Aspen, which is a subsidiary of The Broe Companies, is now looking to acquire between $300 million and $400 million of properties (or companies) over the next two years. Equity for the company’s deals comes from the parent company and leverage will vary from deal to deal. Although the target areas are major metropolitan markets, the primary states of interest include California, Florida, Ohio and Virginia. The major problem for Aspen will be finding enough candidates.
On behalf of an institutional investor client, Boston-based Lend Lease Real Estate Investments purchased from the Dermot Company a 139-unit age-restricted senior living property called The Patrician in San Diego, California. Although the community currently provides no services, the buyer plans to convert the building into a full-service congregate care community. This will result in a sharp increase in the monthly rates, which currently range from $700 to $1,200. Built in 1986 with renovations in 1998, The Patrician has 126,500 square feet on a 2.11-acre parcel. The purchase price was approximately $14.2 million, or $102,000 per unit, and occupancy at the time of sale was close to 95%. David Rothschild of CB Richard Ellis negotiated the transaction.

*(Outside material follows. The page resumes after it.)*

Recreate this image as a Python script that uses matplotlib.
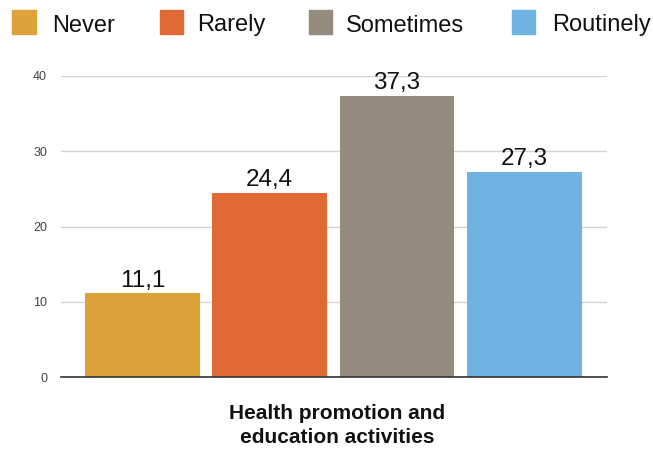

The Arbor Group, a privately held company based in Georgia, purchased a 65-unit assisted living facility in Decatur, Georgia. The property was built in 1990 by Arbor and is 100% occupied. Arbor now operates nine assisted living facilities in Florida, Georgia, North Carolina and Tennessee and is looking for more. Allen McMurtry of CLW Health Care Services Group represented Prudential Real Estate Investors in the sale, but no financial terms were revealed.